(Extracted records)
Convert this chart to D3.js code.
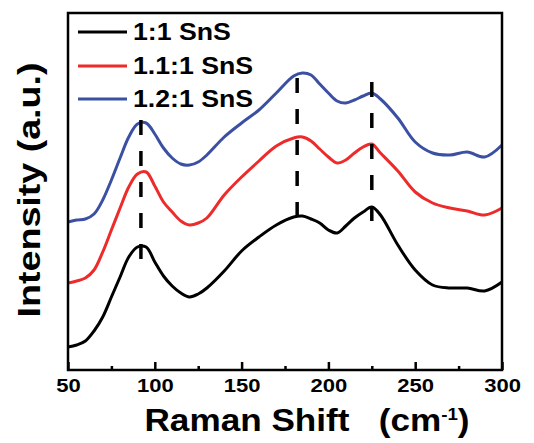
<!DOCTYPE html>
<html>
<head>
<meta charset="utf-8">
<script src="https://cdn.jsdelivr.net/npm/d3@7"></script>
<style>
  body { margin: 0; background: #fff; }
  svg { display: block; }
  text { font-family: "Liberation Sans", Arial, sans-serif; font-weight: bold; fill: #000; }
</style>
</head>
<body>
<div id="chart"></div>
<script>
// --- Data ---
const ramanShift = [50, 55, 60, 65, 70, 75, 80, 85, 90, 95, 100, 105, 110, 115, 120, 125, 130,
  140, 150, 160, 170, 180, 185, 190, 195, 200, 205, 210, 215, 220, 225, 230, 240, 250, 260, 270, 280, 290, 300];

const sns11 = [23, 25, 29, 39, 53, 73, 93, 113, 123, 123, 108, 94, 84, 77, 73, 76, 82,
  99, 119, 133, 145, 153, 154, 151, 147, 140, 137, 144, 152, 158, 163, 155, 125, 100, 85, 82, 82, 79, 88];

const sns111 = [87, 89, 92, 100, 118, 140, 162, 183, 196, 198, 184, 168, 158, 149, 145, 147, 152,
  175, 193, 209, 224, 232, 233, 229, 221, 213, 207, 210, 217, 223, 226, 217, 199, 178, 167, 162, 159, 155, 162];

const sns121 = [148, 150, 151, 156, 170, 190, 212, 233, 246, 247, 236, 222, 212, 206, 205, 208, 215,
  233, 247, 260, 277, 294, 297, 295, 286, 277, 269, 267, 270, 274, 277, 271, 252, 228, 217, 215, 218, 213, 225];

const seriesNames = ["1:1 SnS", "1.1:1 SnS", "1.2:1 SnS"];
const seriesColors = ["#000000", "#ee2b2b", "#3b50a3"];

// dashed peak markers: position and vertical extent (intensity units)
const peakX = [92, 182, 225];
const peakTop = [250, 292, 288];
const peakBottom = [103, 142, 147];

const majorTicks = [50, 100, 150, 200, 250, 300];
const minorTicks = [75, 125, 175, 225, 275];

// --- Layout ---
const width = 534, height = 443;
const margin = { top: 13, right: 32, bottom: 73, left: 68 };
const innerW = width - margin.left - margin.right;
const innerH = height - margin.top - margin.bottom;
const stretch = 1.16; // text in the reference is a bit wide

const svg = d3.select("#chart").append("svg")
  .attr("width", width)
  .attr("height", height);

const g = svg.append("g").attr("transform", `translate(${margin.left},${margin.top})`);

const x = d3.scaleLinear().domain([50, 300]).range([0, innerW]);
const y = d3.scaleLinear().domain([0, 357]).range([innerH, 0]);

function widen(sel, k) {
  sel.each(function () {
    const w = this.getComputedTextLength();
    d3.select(this).attr("textLength", w * k).attr("lengthAdjust", "spacingAndGlyphs");
  });
}

// --- Curves ---
const line = d3.line()
  .x(d => x(d[0]))
  .y(d => y(d[1]))
  .curve(d3.curveCatmullRom.alpha(0.5));

[sns11, sns111, sns121].forEach((vals, i) => {
  g.append("path")
    .datum(ramanShift.map((v, j) => [v, vals[j]]))
    .attr("fill", "none")
    .attr("stroke", seriesColors[i])
    .attr("stroke-width", 3)
    .attr("stroke-linejoin", "round")
    .attr("d", line);
});

// --- Dashed peak lines ---
g.selectAll(".peak")
  .data(peakX)
  .join("line")
  .attr("class", "peak")
  .attr("x1", d => x(d)).attr("x2", d => x(d))
  .attr("y1", (d, i) => y(peakTop[i]))
  .attr("y2", (d, i) => y(peakBottom[i]))
  .attr("stroke", "#000")
  .attr("stroke-width", 3.5)
  .attr("stroke-dasharray", "15,16");

// --- Frame ---
g.append("rect")
  .attr("width", innerW).attr("height", innerH)
  .attr("fill", "none").attr("stroke", "#000").attr("stroke-width", 2.5);

// --- X axis (ticks inward) ---
const xAxis = g.append("g").attr("transform", `translate(0,${innerH})`)
  .call(d3.axisBottom(x).tickValues(majorTicks).tickSize(-8).tickFormat(d3.format("d")));
xAxis.select(".domain").remove();
xAxis.selectAll(".tick line").attr("stroke-width", 2.5);
xAxis.selectAll(".tick text")
  .attr("dy", null).attr("y", 22)
  .style("font-size", "19px").style("font-family", "'Liberation Sans', Arial, sans-serif")
  .style("font-weight", "bold").attr("fill", "#000")
  .call(widen, stretch);

const xMinor = g.append("g").attr("transform", `translate(0,${innerH})`)
  .call(d3.axisBottom(x).tickValues(minorTicks).tickSize(-4).tickFormat(""));
xMinor.select(".domain").remove();
xMinor.selectAll(".tick line").attr("stroke-width", 2.5);

// --- Axis titles ---
const xTitle = svg.append("text")
  .attr("x", 307).attr("y", 431)
  .attr("text-anchor", "middle")
  .style("font-size", "32px")
  .style("white-space", "pre")
  .attr("textLength", 325).attr("lengthAdjust", "spacingAndGlyphs");
xTitle.append("tspan").text("Raman Shift   (cm");
xTitle.append("tspan").attr("dy", -11).style("font-size", "17px").text("-1");
xTitle.append("tspan").attr("dy", 11).text(")");

svg.append("text")
  .attr("transform", "translate(40,190) rotate(-90)")
  .attr("text-anchor", "middle")
  .style("font-size", "32px")
  .attr("textLength", 255).attr("lengthAdjust", "spacingAndGlyphs")
  .text("Intensity (a.u.)");

// --- Legend ---
const legendY = [32, 66, 99];
const legend = svg.append("g");
seriesNames.forEach((name, i) => {
  legend.append("line")
    .attr("x1", 78).attr("x2", 127)
    .attr("y1", legendY[i]).attr("y2", legendY[i])
    .attr("stroke", seriesColors[i]).attr("stroke-width", 3);
  legend.append("text")
    .attr("x", 133).attr("y", legendY[i] + 8)
    .style("font-size", "23px")
    .text(name)
    .call(widen, stretch);
});
</script>
</body>
</html>
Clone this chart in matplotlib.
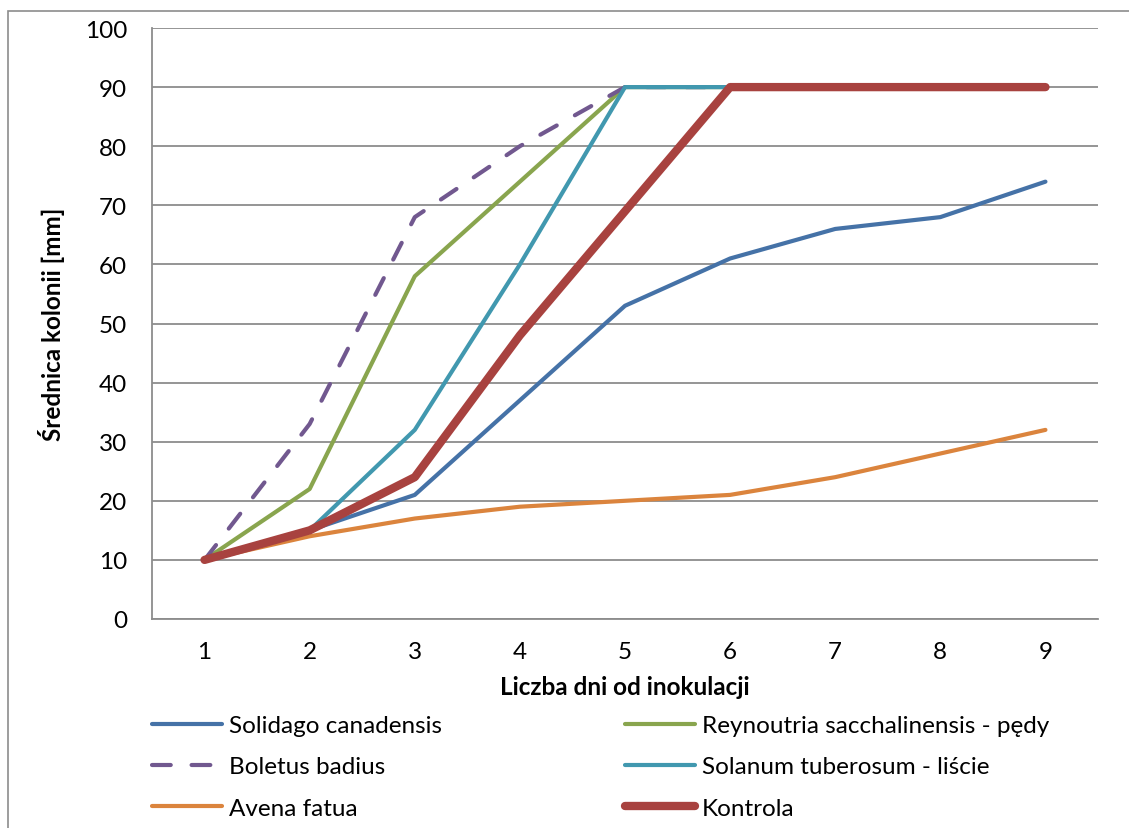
import matplotlib
matplotlib.use("Agg")
import matplotlib.pyplot as plt
from matplotlib.patches import Rectangle

days = [1, 2, 3, 4, 5, 6, 7, 8, 9]
solidago = [10, 15, 21, 37, 53, 61, 66, 68, 74]
reynoutria = [10, 22, 58, 74, 90, 90, 90, 90, 90]
boletus = [10, 33, 68, 80, 90, 90, 90, 90, 90]
solanum = [10, 15, 32, 60, 90, 90, 90, 90, 90]
avena = [10, 14, 17, 19, 20, 21, 24, 28, 32]
kontrola = [10, 15, 24, 48, 69, 90, 90, 90, 90]

labels = ["Solidago canadensis", "Reynoutria sacchalinensis - pędy",
          "Boletus badius", "Solanum tuberosum - liście",
          "Avena fatua", "Kontrola"]
yticks = list(range(0, 101, 10))

plt.rcParams['font.family'] = ['Lato', 'DejaVu Sans']

W, H = 1129, 829
fig = plt.figure(figsize=(W / 100, H / 100), dpi=100)
fig.patches.append(Rectangle((8 / W, -0.1), 1.2, 1 - 12 / H + 0.1,
                             transform=fig.transFigure, fill=False,
                             edgecolor='#8c8c8c', linewidth=1.2))

ax = fig.add_axes([152 / W, 1 - 620 / H, (1098 - 152) / W, (620 - 29) / H])
ax.set_xlim(0.5, 9.5)
ax.set_ylim(0, 100)
ax.set_yticks(yticks)
ax.set_xticks(days)
ax.grid(axis='y', color='#8c8c8c', linewidth=1.3)
ax.set_axisbelow(True)
for s in ['top', 'right']:
    ax.spines[s].set_visible(False)
for s in ['left', 'bottom']:
    ax.spines[s].set_color('#8c8c8c')
    ax.spines[s].set_linewidth(1.3)
ax.tick_params(axis='both', length=0, labelsize=17.5)
ax.tick_params(axis='y', pad=18)
ax.tick_params(axis='x', pad=16)

lw = 3.0
l1, = ax.plot(days, solidago, color='#4572A7', lw=lw, solid_capstyle='round', solid_joinstyle='round')
l2, = ax.plot(days, reynoutria, color='#89A54E', lw=lw, solid_capstyle='round', solid_joinstyle='round')
l3, = ax.plot(days, boletus, color='#71588F', lw=lw, dashes=(4.5, 5.0), dash_capstyle='round', dash_joinstyle='round')
l4, = ax.plot(days, solanum, color='#4198AF', lw=lw, solid_capstyle='round', solid_joinstyle='round')
l5, = ax.plot(days, avena, color='#DB843D', lw=lw, solid_capstyle='round', solid_joinstyle='round')
l6, = ax.plot(days, kontrola, color='#A8423F', lw=6.0, solid_capstyle='round', solid_joinstyle='round')

ax.set_xlabel("Liczba dni od inokulacji", fontsize=17.5, fontweight='bold', labelpad=9)
ax.set_ylabel("Średnica kolonii [mm]", fontsize=17.5, fontweight='bold', labelpad=14)

handles = [l1, l2, l3, l4, l5, l6]
common = dict(frameon=False, fontsize=17.5, handlelength=2.9, handletextpad=0.25,
              labelspacing=0.84, borderpad=0, borderaxespad=0, loc='upper left')
leg1 = fig.legend([handles[0], handles[2], handles[4]], [labels[0], labels[2], labels[4]],
                  bbox_to_anchor=(152 / W, 1 - 716 / H), **common)
leg2 = fig.legend([handles[1], handles[3], handles[5]], [labels[1], labels[3], labels[5]],
                  bbox_to_anchor=(625 / W, 1 - 716 / H), **common)

fig.savefig("out.png", dpi=100)
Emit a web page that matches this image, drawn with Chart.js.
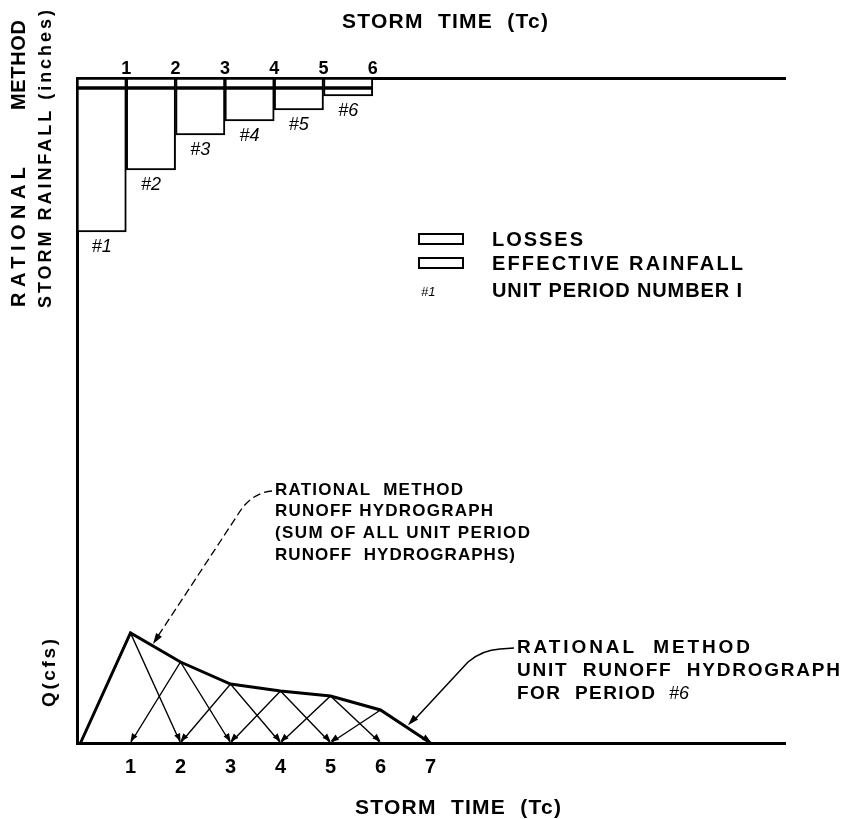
<!DOCTYPE html>
<html>
<head>
<meta charset="utf-8">
<title>Rational method storm rainfall and runoff hydrograph</title>
<script src="https://cdn.jsdelivr.net/npm/chart.js@4.4.0/dist/chart.umd.min.js"></script>
<style>
    html, body { margin: 0; padding: 0; background: #fff; }
    #wrap { width: 854px; height: 819px; }
</style>
</head>
<body>
<div id="wrap"><canvas id="hydroChart" width="854" height="819"></canvas></div>
<script>
// rainfall per unit period (inches), hung from the top axis
const PERIODS = [1, 2, 3, 4, 5, 6];
const PERIOD_LABELS = ["#1", "#2", "#3", "#4", "#5", "#6"];
const LOSSES = [0.10, 0.10, 0.10, 0.10, 0.10, 0.10];
const EFFECTIVE = [1.44, 0.82, 0.47, 0.33, 0.22, 0.08];

// runoff (cfs) at each storm time
const RUNOFF_TIME = [0, 1, 2, 3, 4, 5, 6, 7];
const RUNOFF_SUM = [0, 110, 81, 59, 52, 47, 33, 0];
const UNIT_PEAKS = [110, 81, 59, 52, 47, 33];

const TOP_TICKS = [1, 2, 3, 4, 5, 6];
const BOTTOM_TICKS = [1, 2, 3, 4, 5, 6, 7];

const AXIS_TITLE = "STORM  TIME  (Tc)";
const RAIN_TITLE = ["RATIONAL", "METHOD", "STORM RAINFALL (inches)"];
const Q_TITLE = "Q(cfs)";
const LEGEND_ITEMS = ["LOSSES", "EFFECTIVE RAINFALL", "UNIT PERIOD NUMBER I"];
const NOTE_SUM = ["RATIONAL  METHOD", "RUNOFF HYDROGRAPH", "(SUM OF ALL UNIT PERIOD", "RUNOFF  HYDROGRAPHS)"];
const NOTE_UNIT = ["RATIONAL  METHOD", "UNIT  RUNOFF  HYDROGRAPH", "FOR  PERIOD"];

const FONT = '"Liberation Sans", Arial, sans-serif';

function spacedText(ctx, text, x, y, width, font, angle) {
    ctx.save();
    ctx.translate(x, y);
    if (angle) ctx.rotate(angle);
    ctx.font = font;
    ctx.letterSpacing = "0px";
    const natural = ctx.measureText(text).width;
    if (width && text.length > 1) {
        ctx.letterSpacing = ((width - natural) / (text.length - 1)) + "px";
    }
    ctx.textAlign = "left";
    ctx.textBaseline = "middle";
    ctx.fillStyle = "#000";
    ctx.fillText(text, 0, 0);
    ctx.restore();
}

function arrowHead(ctx, fx, fy, tx, ty, len, half) {
    const a = Math.atan2(ty - fy, tx - fx);
    ctx.beginPath();
    ctx.moveTo(tx, ty);
    ctx.lineTo(tx - len * Math.cos(a) + half * Math.sin(a), ty - len * Math.sin(a) - half * Math.cos(a));
    ctx.lineTo(tx - len * Math.cos(a) - half * Math.sin(a), ty - len * Math.sin(a) + half * Math.cos(a));
    ctx.closePath();
    ctx.fill();
}

function lerpRunoff(t) {
    const i = Math.floor(t);
    const f = t - i;
    return RUNOFF_SUM[i] + f * (RUNOFF_SUM[i + 1] - RUNOFF_SUM[i]);
}

const notesPlugin = {
    id: "notes",
    afterDraw(chart) {
        const ctx = chart.ctx;
        const { x, x2, y, y2 } = chart.scales;
        ctx.save();
        ctx.fillStyle = "#000";
        ctx.strokeStyle = "#000";

        // arrow tips where each unit hydrograph meets the time axis
        const base = y2.getPixelForValue(0) - 1.5;
        UNIT_PEAKS.forEach((peak, i) => {
            const px = x.getPixelForValue(i + 1);
            const py = y2.getPixelForValue(peak);
            arrowHead(ctx, px, py, x.getPixelForValue(i + 2), base, 8, 3.2);
            if (i > 0) arrowHead(ctx, px, py, x.getPixelForValue(i), base, 8, 3.2);
        });

        // axis titles
        spacedText(ctx, AXIS_TITLE, 342, 22, 206, "bold 21px " + FONT);
        spacedText(ctx, AXIS_TITLE, 355, 808, 206, "bold 21px " + FONT);
        spacedText(ctx, RAIN_TITLE[0], 19, 307, 140, "bold 20px " + FONT, -Math.PI / 2);
        spacedText(ctx, RAIN_TITLE[1], 19, 110, 90, "bold 20px " + FONT, -Math.PI / 2);
        spacedText(ctx, RAIN_TITLE[2], 46, 308, 298, "bold 18px " + FONT, -Math.PI / 2);
        spacedText(ctx, Q_TITLE, 50, 707, 68, "bold 19px " + FONT, -Math.PI / 2);

        // period numbers under each rainfall bar
        ctx.font = "italic 18px " + FONT;
        ctx.textAlign = "center";
        ctx.textBaseline = "middle";
        PERIODS.forEach((p, i) => {
            const px = x2.getPixelForValue(p - 0.5);
            const py = y.getPixelForValue(LOSSES[i] + EFFECTIVE[i]) + 15;
            ctx.fillText(PERIOD_LABELS[i], px, py);
        });

        // legend
        ctx.lineWidth = 2;
        ctx.strokeRect(419, 234, 44, 10);
        ctx.strokeRect(419, 258, 44, 10);
        spacedText(ctx, LEGEND_ITEMS[0], 492, 240, 91, "bold 20px " + FONT);
        spacedText(ctx, LEGEND_ITEMS[1], 492, 264, 251, "bold 20px " + FONT);
        spacedText(ctx, LEGEND_ITEMS[2], 492, 291, 250, "bold 20px " + FONT);
        ctx.font = "italic 13px " + FONT;
        ctx.textAlign = "left";
        ctx.textBaseline = "middle";
        ctx.fillText(PERIOD_LABELS[0], 421, 292);

        // note for the summed hydrograph
        const noteW = [188, 218, 255, 240];
        NOTE_SUM.forEach((line, i) => {
            spacedText(ctx, line, 275, 490 + i * 21.7, noteW[i], "bold 17px " + FONT);
        });
        const t1 = 1.45;
        const tip1x = x.getPixelForValue(t1);
        const tip1y = y2.getPixelForValue(lerpRunoff(t1)) - 2;
        ctx.lineWidth = 1.3;
        ctx.setLineDash([8, 4]);
        ctx.beginPath();
        ctx.moveTo(272, 491);
        ctx.quadraticCurveTo(250, 493, 237, 516);
        ctx.lineTo(tip1x + 5, tip1y - 8);
        ctx.stroke();
        ctx.setLineDash([]);
        arrowHead(ctx, 237, 516, tip1x, tip1y, 11, 3.5);

        // note for unit hydrograph #6
        const unitW = [233, 323, 138];
        NOTE_UNIT.forEach((line, i) => {
            spacedText(ctx, line, 517, 648 + i * 23, unitW[i], "bold 19px " + FONT);
        });
        ctx.font = "italic 18px " + FONT;
        ctx.textAlign = "left";
        ctx.fillText(PERIOD_LABELS[5], 669, 694);
        const t2 = 6.55;
        const tip2x = x.getPixelForValue(t2);
        const tip2y = y2.getPixelForValue(lerpRunoff(t2)) - 3;
        ctx.lineWidth = 1.5;
        ctx.beginPath();
        ctx.moveTo(514, 648);
        ctx.lineTo(500, 649);
        ctx.quadraticCurveTo(482, 650, 468, 662);
        ctx.lineTo(tip2x + 6, tip2y - 5);
        ctx.stroke();
        arrowHead(ctx, 468, 662, tip2x, tip2y, 11, 3.5);

        ctx.restore();
    }
};

const lossBars = {
    type: "bar",
    label: "Losses",
    data: PERIODS.map((p, i) => ({ x: p - 0.5, y: [0, LOSSES[i]] })),
    xAxisID: "x2",
    yAxisID: "y",
    backgroundColor: "#fff",
    borderColor: "#000",
    borderWidth: 2,
    borderSkipped: false,
    barPercentage: 1,
    categoryPercentage: 1,
    grouped: false,
    order: 2
};

const effectiveBars = {
    type: "bar",
    label: "Effective rainfall",
    data: PERIODS.map((p, i) => ({ x: p - 0.5, y: [LOSSES[i], LOSSES[i] + EFFECTIVE[i]] })),
    xAxisID: "x2",
    yAxisID: "y",
    backgroundColor: "#fff",
    borderColor: "#000",
    borderWidth: 2,
    borderSkipped: false,
    barPercentage: 1,
    categoryPercentage: 1,
    grouped: false,
    order: 2
};

const unitLines = UNIT_PEAKS.map((peak, i) => ({
    type: "line",
    label: "Unit hydrograph " + PERIOD_LABELS[i],
    data: [{ x: i, y: 0 }, { x: i + 1, y: peak }, { x: i + 2, y: 0 }],
    xAxisID: "x",
    yAxisID: "y2",
    borderColor: "#000",
    borderWidth: 1.4,
    pointRadius: 0,
    tension: 0,
    fill: false,
    clip: false,
    order: 1
}));

const sumLine = {
    type: "line",
    label: "Runoff hydrograph",
    data: RUNOFF_TIME.map((t, i) => ({ x: t, y: RUNOFF_SUM[i] })),
    xAxisID: "x",
    yAxisID: "y2",
    borderColor: "#000",
    borderWidth: 3,
    pointRadius: 0,
    tension: 0,
    fill: false,
    clip: false,
    order: 0
};

const tickFont = (size) => ({ family: FONT, size: size, weight: "bold" });

new Chart(document.getElementById("hydroChart"), {
    type: "bar",
    data: { datasets: [lossBars, effectiveBars, ...unitLines, sumLine] },
    options: {
        responsive: false,
        animation: false,
        layout: { padding: { left: 0, top: 0, right: 69, bottom: 0 } },
        plugins: { legend: { display: false }, tooltip: { enabled: false } },
        scales: {
            x: {
                type: "linear",
                position: "bottom",
                min: -0.07,
                max: 14.09,
                offset: false,
                grid: { display: false, drawTicks: false, offset: false },
                border: { display: true, color: "#000", width: 3 },
                ticks: { font: tickFont(20), color: "#000", padding: 12, maxRotation: 0, autoSkip: false },
                afterBuildTicks: (s) => { s.ticks = BOTTOM_TICKS.map((v) => ({ value: v })); },
                afterFit: (s) => { s.height = 76; }
            },
            x2: {
                type: "linear",
                position: "top",
                min: 0,
                max: 14.36,
                offset: false,
                grid: { display: false, drawTicks: false, offset: false },
                border: { display: true, color: "#000", width: 3 },
                ticks: { font: tickFont(18), color: "#000", padding: -2, maxRotation: 0, autoSkip: false },
                afterBuildTicks: (s) => { s.ticks = TOP_TICKS.map((v) => ({ value: v })); },
                afterFit: (s) => { s.height = 78; }
            },
            y: {
                type: "linear",
                position: "left",
                reverse: true,
                min: 0,
                max: 6.65,
                grid: { display: false, drawTicks: false },
                border: { display: true, color: "#000", width: 3 },
                ticks: { display: false },
                afterFit: (s) => { s.width = 77; }
            },
            y2: {
                type: "linear",
                position: "left",
                display: false,
                min: 0,
                max: 665
            }
        }
    },
    plugins: [notesPlugin]
});
</script>
</body>
</html>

**AIM**: Give the lines above again exactly, from the one containing "Clone this chart in matplotlib." to the one containing "ax.tick_params(axis='x', pad=16)", both included, but leave out the pictures.

**RESULT FOR THIS TASK**:
Clone this chart in matplotlib.
import matplotlib
matplotlib.use("Agg")
import matplotlib.pyplot as plt
from matplotlib.patches import Rectangle

days = [1, 2, 3, 4, 5, 6, 7, 8, 9]
solidago = [10, 15, 21, 37, 53, 61, 66, 68, 74]
reynoutria = [10, 22, 58, 74, 90, 90, 90, 90, 90]
boletus = [10, 33, 68, 80, 90, 90, 90, 90, 90]
solanum = [10, 15, 32, 60, 90, 90, 90, 90, 90]
avena = [10, 14, 17, 19, 20, 21, 24, 28, 32]
kontrola = [10, 15, 24, 48, 69, 90, 90, 90, 90]

labels = ["Solidago canadensis", "Reynoutria sacchalinensis - pędy",
          "Boletus badius", "Solanum tuberosum - liście",
          "Avena fatua", "Kontrola"]
yticks = list(range(0, 101, 10))

plt.rcParams['font.family'] = ['Lato', 'DejaVu Sans']

W, H = 1129, 829
fig = plt.figure(figsize=(W / 100, H / 100), dpi=100)
fig.patches.append(Rectangle((8 / W, -0.1), 1.2, 1 - 12 / H + 0.1,
                             transform=fig.transFigure, fill=False,
                             edgecolor='#8c8c8c', linewidth=1.2))

ax = fig.add_axes([152 / W, 1 - 620 / H, (1098 - 152) / W, (620 - 29) / H])
ax.set_xlim(0.5, 9.5)
ax.set_ylim(0, 100)
ax.set_yticks(yticks)
ax.set_xticks(days)
ax.grid(axis='y', color='#8c8c8c', linewidth=1.3)
ax.set_axisbelow(True)
for s in ['top', 'right']:
    ax.spines[s].set_visible(False)
for s in ['left', 'bottom']:
    ax.spines[s].set_color('#8c8c8c')
    ax.spines[s].set_linewidth(1.3)
ax.tick_params(axis='both', length=0, labelsize=17.5)
ax.tick_params(axis='y', pad=18)
ax.tick_params(axis='x', pad=16)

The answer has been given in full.